La lotta al riscaldamento globale come arma nella nuova Guerra Fredda contro Russia e Cina

Usare il riscaldamento globale come arma nella nuova guerra fredda. Gli USA pensano alla mossa ambientalista nel tentativo di fermare i propri competitori geopolitici come Russia, Cina e Iran. Forse è questo il motivo principale per cui l’amministrazione Biden pare andare in senso totalmente opposto al repubblicano Trump che invece aveva scelto finanche di uscire dall’Accordo di Parigi sul clima. 

Il tema viene efficacemente affrontato da Guido Salerno Aletta in un illuminante editoriale apparso su Teleborsa. Il cambiamento di fronte dell’amministrazione Biden, spiega l’editorialista, segna infatti «una svolta decisiva nella strategia americana volta a mantenere la sua sempre più insidiata egemonia.

La Russia per un verso e la Cina per l’altro, assai più vigorosamente dell’Unione europea, rivendicano infatti da tempo un ruolo alla pari in un sistema delle relazioni internazionali non più fondato sull’eccezionalismo statunitense, unica superpotenza globale dopo la dissoluzione dell’URSS, ma multipolare».

Quindi il democratico avrebbe deciso questo cambio di strategia, in senso ambientalista, non per una volontà di sincera attenzione dell’ambiente, ma più prosaicamente per raggiungere quegli stessi obiettivi di riequilibrio dal punto di vista del commercio internazionale che già agognava Trump. Pur se battendo altre strade.

«Rispetto alla volontà americana – spiega Salerno Aletta – di mantenere il proprio ruolo egemone a livello globale, la Russia, l’Iran e la Cina costituiscono, anche se per motivi diversi, un insieme di antagonisti che possono essere fortemente indeboliti usando come leva la lotta al cambiamento climatico e soprattutto la decarbonizzazione dell’economia.

Il ragionamento è questo: i cambiamenti climatici, caratterizzati da fenomeni metereologici sempre più estremi, dalla progressiva desertificazione di intere aree del pianeta e dalla siccità prolungata che comporta la perdita delle colture ed i conseguenti fenomeni migratori incontrollabili, sono tutti conseguenza del riscaldamento globale.

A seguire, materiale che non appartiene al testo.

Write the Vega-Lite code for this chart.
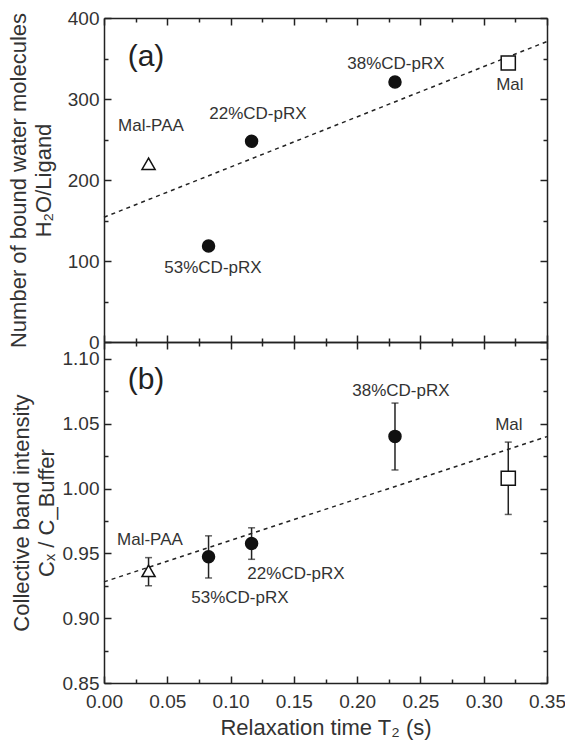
{
  "$schema": "https://vega.github.io/schema/vega-lite/v6.json",
  "background": "white",
  "padding": {"left": 7, "top": 9, "right": 2, "bottom": 5},
  "spacing": 0,
  "bounds": "flush",
  "datasets": {
    "pts": [
      {"sample": "53%CD-pRX", "kind": "pRX", "t": 0.0826, "n": 118.5, "c": 0.9473, "clo": 0.931, "chi": 0.9635},
      {"sample": "22%CD-pRX", "kind": "pRX", "t": 0.1166, "n": 247.8, "c": 0.9576, "clo": 0.9454, "chi": 0.9697},
      {"sample": "38%CD-pRX", "kind": "pRX", "t": 0.2299, "n": 321, "c": 1.0402, "clo": 1.0143, "chi": 1.0659},
      {"sample": "Mal-PAA", "kind": "PAA", "t": 0.0352, "n": 220, "c": 0.9365, "clo": 0.925, "chi": 0.9467},
      {"sample": "Mal", "kind": "Mal", "t": 0.3194, "n": 344.4, "c": 1.0079, "clo": 0.980, "chi": 1.0358}
    ],
    "fitA": [{"t": 0, "v": 154}, {"t": 0.35, "v": 371}],
    "fitB": [{"t": 0, "v": 0.928}, {"t": 0.35, "v": 1.040}],
    "labA": [
      {"label": "Mal-PAA", "t": 0.0371, "v": 266.7},
      {"label": "22%CD-pRX", "t": 0.1216, "v": 281.5},
      {"label": "53%CD-pRX", "t": 0.0861, "v": 91.4},
      {"label": "38%CD-pRX", "t": 0.2306, "v": 343.2},
      {"label": "Mal", "t": 0.3207, "v": 317.3}
    ],
    "labB": [
      {"label": "Mal-PAA", "t": 0.0363, "v": 0.9601},
      {"label": "53%CD-pRX", "t": 0.1074, "v": 0.9156},
      {"label": "22%CD-pRX", "t": 0.1517, "v": 0.9338},
      {"label": "38%CD-pRX", "t": 0.2346, "v": 1.075},
      {"label": "Mal", "t": 0.3199, "v": 1.0487}
    ],
    "tagA": [{"label": "(a)", "t": 0.0332, "v": 352}],
    "tagB": [{"label": "(b)", "t": 0.0332, "v": 1.0837}]
  },
  "vconcat": [
    {
      "width": 443,
      "height": 324,
      "layer": [
        {
          "data": {"name": "fitA"},
          "mark": {"type": "line", "color": "#222", "strokeWidth": 1.5, "strokeDash": [4, 4]},
          "encoding": {
            "x": {"field": "t", "type": "quantitative", "scale": {"domain": [0, 0.35], "nice": false, "zero": false},
              "axis": {"orient": "bottom", "labels": false, "title": null, "tickSize": -7,
                "values": [0, 0.05, 0.1, 0.15, 0.2, 0.25, 0.3, 0.35]}},
            "y": {"field": "v", "type": "quantitative", "scale": {"domain": [0, 400], "nice": false},
              "axis": {"orient": "left", "title": ["Number of bound water molecules", "H₂O/Ligand"],
                "values": [0, 100, 200, 300, 400], "tickSize": -7, "labelPadding": 12, "titlePadding": 12}}
          }
        },
        {
          "data": {"name": "pts"},
          "mark": {"type": "point", "filled": true, "stroke": "#111", "strokeWidth": 1.5, "opacity": 1},
          "encoding": {
            "x": {"field": "t", "type": "quantitative", "scale": {"domain": [0, 0.35], "nice": false, "zero": false},
              "axis": {"orient": "top", "labels": false, "title": null, "tickSize": -7,
                "values": [0, 0.05, 0.1, 0.15, 0.2, 0.25, 0.3, 0.35]}},
            "y": {"field": "n", "type": "quantitative", "scale": {"domain": [0, 400], "nice": false},
              "axis": {"orient": "right", "labels": false, "title": null, "tickSize": -7,
                "values": [0, 100, 200, 300, 400]}},
            "shape": {"field": "kind", "type": "nominal", "scale": {"domain": ["pRX", "PAA", "Mal"], "range": ["circle", "triangle-up", "square"]}, "legend": null},
            "fill": {"field": "kind", "type": "nominal", "scale": {"domain": ["pRX", "PAA", "Mal"], "range": ["#111", "white", "white"]}, "legend": null},
            "size": {"field": "kind", "type": "nominal", "scale": {"domain": ["pRX", "PAA", "Mal"], "range": [144, 200, 150]}, "legend": null}
          }
        },
        {
          "data": {"name": "labA"},
          "mark": {"type": "text", "font": "Liberation Sans", "fontSize": 17, "color": "#333", "baseline": "middle", "align": "center"},
          "encoding": {
            "x": {"field": "t", "type": "quantitative", "scale": {"domain": [0, 0.35], "nice": false, "zero": false},
              "axis": {"orient": "bottom", "labels": false, "title": null, "domain": false, "tickSize": -4,
                "values": [0.025, 0.075, 0.125, 0.175, 0.225, 0.275, 0.325]}},
            "y": {"field": "v", "type": "quantitative", "scale": {"domain": [0, 400], "nice": false},
              "axis": {"orient": "left", "labels": false, "title": null, "domain": false, "tickSize": -4,
                "values": [50, 150, 250, 350]}},
            "text": {"field": "label"}
          }
        },
        {
          "data": {"name": "tagA"},
          "mark": {"type": "text", "font": "Liberation Sans", "fontSize": 30, "color": "#222", "baseline": "middle", "align": "center"},
          "encoding": {
            "x": {"field": "t", "type": "quantitative", "scale": {"domain": [0, 0.35], "nice": false, "zero": false},
              "axis": {"orient": "top", "labels": false, "title": null, "domain": false, "tickSize": -4,
                "values": [0.025, 0.075, 0.125, 0.175, 0.225, 0.275, 0.325]}},
            "y": {"field": "v", "type": "quantitative", "scale": {"domain": [0, 400], "nice": false},
              "axis": {"orient": "right", "labels": false, "title": null, "domain": false, "tickSize": -4,
                "values": [50, 150, 250, 350]}},
            "text": {"field": "label"}
          }
        }
      ],
      "resolve": {"axis": {"x": "independent", "y": "independent"}}
    },
    {
      "width": 443,
      "height": 341,
      "layer": [
        {
          "data": {"name": "fitB"},
          "mark": {"type": "line", "color": "#222", "strokeWidth": 1.5, "strokeDash": [4, 4]},
          "encoding": {
            "x": {"field": "t", "type": "quantitative", "scale": {"domain": [0, 0.35], "nice": false, "zero": false},
              "axis": {"orient": "bottom", "title": "Relaxation time T₂ (s)", "format": ".2f", "tickSize": -7,
                "labelPadding": 16, "titlePadding": 6,
                "values": [0, 0.05, 0.1, 0.15, 0.2, 0.25, 0.3, 0.35]}},
            "y": {"field": "v", "type": "quantitative", "scale": {"domain": [0.85, 1.113], "nice": false, "zero": false},
              "axis": {"orient": "left", "title": ["Collective band intensity", "Cₓ / C_Buffer"], "format": ".2f",
                "tickSize": -7, "labelPadding": 12, "titlePadding": 4,
                "values": [0.85, 0.9, 0.95, 1.0, 1.05, 1.1]}}
          }
        },
        {
          "data": {"name": "pts"},
          "mark": {"type": "errorbar", "ticks": {"size": 7, "thickness": 1.5, "color": "#222"}, "rule": {"strokeWidth": 1.5, "color": "#222"}},
          "encoding": {
            "x": {"field": "t", "type": "quantitative", "scale": {"domain": [0, 0.35], "nice": false, "zero": false}, "axis": null},
            "y": {"field": "clo", "type": "quantitative", "scale": {"domain": [0.85, 1.113], "nice": false, "zero": false}, "axis": null},
            "y2": {"field": "chi"}
          }
        },
        {
          "data": {"name": "pts"},
          "mark": {"type": "point", "filled": true, "stroke": "#111", "strokeWidth": 1.5, "opacity": 1},
          "encoding": {
            "x": {"field": "t", "type": "quantitative", "scale": {"domain": [0, 0.35], "nice": false, "zero": false},
              "axis": {"orient": "top", "labels": false, "title": null, "tickSize": -7,
                "values": [0, 0.05, 0.1, 0.15, 0.2, 0.25, 0.3, 0.35]}},
            "y": {"field": "c", "type": "quantitative", "scale": {"domain": [0.85, 1.113], "nice": false, "zero": false},
              "axis": {"orient": "right", "labels": false, "title": null, "tickSize": -7,
                "values": [0.85, 0.9, 0.95, 1.0, 1.05, 1.1]}},
            "shape": {"field": "kind", "type": "nominal", "scale": {"domain": ["pRX", "PAA", "Mal"], "range": ["circle", "triangle-up", "square"]}, "legend": null},
            "fill": {"field": "kind", "type": "nominal", "scale": {"domain": ["pRX", "PAA", "Mal"], "range": ["#111", "white", "white"]}, "legend": null},
            "size": {"field": "kind", "type": "nominal", "scale": {"domain": ["pRX", "PAA", "Mal"], "range": [144, 200, 150]}, "legend": null}
          }
        },
        {
          "data": {"name": "labB"},
          "mark": {"type": "text", "font": "Liberation Sans", "fontSize": 17, "color": "#333", "baseline": "middle", "align": "center"},
          "encoding": {
            "x": {"field": "t", "type": "quantitative", "scale": {"domain": [0, 0.35], "nice": false, "zero": false},
              "axis": {"orient": "bottom", "labels": false, "title": null, "domain": false, "tickSize": -4,
                "values": [0.025, 0.075, 0.125, 0.175, 0.225, 0.275, 0.325]}},
            "y": {"field": "v", "type": "quantitative", "scale": {"domain": [0.85, 1.113], "nice": false, "zero": false},
              "axis": {"orient": "left", "labels": false, "title": null, "domain": false, "tickSize": -4,
                "values": [0.875, 0.925, 0.975, 1.025, 1.075]}},
            "text": {"field": "label"}
          }
        },
        {
          "data": {"name": "tagB"},
          "mark": {"type": "text", "font": "Liberation Sans", "fontSize": 30, "color": "#222", "baseline": "middle", "align": "center"},
          "encoding": {
            "x": {"field": "t", "type": "quantitative", "scale": {"domain": [0, 0.35], "nice": false, "zero": false},
              "axis": {"orient": "top", "labels": false, "title": null, "domain": false, "tickSize": -4,
                "values": [0.025, 0.075, 0.125, 0.175, 0.225, 0.275, 0.325]}},
            "y": {"field": "v", "type": "quantitative", "scale": {"domain": [0.85, 1.113], "nice": false, "zero": false},
              "axis": {"orient": "right", "labels": false, "title": null, "domain": false, "tickSize": -4,
                "values": [0.875, 0.925, 0.975, 1.025, 1.075]}},
            "text": {"field": "label"}
          }
        }
      ],
      "resolve": {"axis": {"x": "independent", "y": "independent"}}
    }
  ],
  "config": {
    "view": {"stroke": null},
    "font": "Liberation Sans",
    "axis": {
      "grid": false,
      "domainColor": "#222",
      "domainWidth": 1.5,
      "tickColor": "#222",
      "tickWidth": 1.5,
      "labelFont": "Liberation Sans",
      "labelFontSize": 19,
      "labelColor": "#333",
      "labelOverlap": false,
      "labelFlush": false,
      "labelBound": false,
      "titleFont": "Liberation Sans",
      "titleFontSize": 22,
      "titleFontWeight": "normal",
      "titleColor": "#333",
      "titleLineHeight": 25
    }
  }
}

Questo riscaldamento deriva dalla immissione nell’atmosfera del CO2 prodotto dall’uso delle fonti energetiche fossili.

Se si riuscisse a decidere a livello globale una progressiva limitazione dell’uso delle fonti energetiche fossili (carbone, petrolio e gas), l’America avrebbe tutto da guadagnare: innanzitutto perché si ridurrebbero fortemente i proventi delle esportazioni di Russia ed Iran. Per altro verso, la Cina dovrebbe effettuare massicci investimenti per sostituire innanzitutto le diffusissime centrali a carbone e poi per dotarsi di fonti energetiche da fonti rinnovabili. La competitività delle merci cinesi si abbatterebbe violentemente per via dei maggiori costi di produzione che deriverebbero dai nuovi investimenti, e soprattutto degli oneri finanziari straordinari implicati dal mancato ammortamento degli impianti di produzione di energia che sono stati realizzati tutti in tempi assai recenti.

Con un’unica mossa, gli USA metterebbero al tappeto i suoi avversari».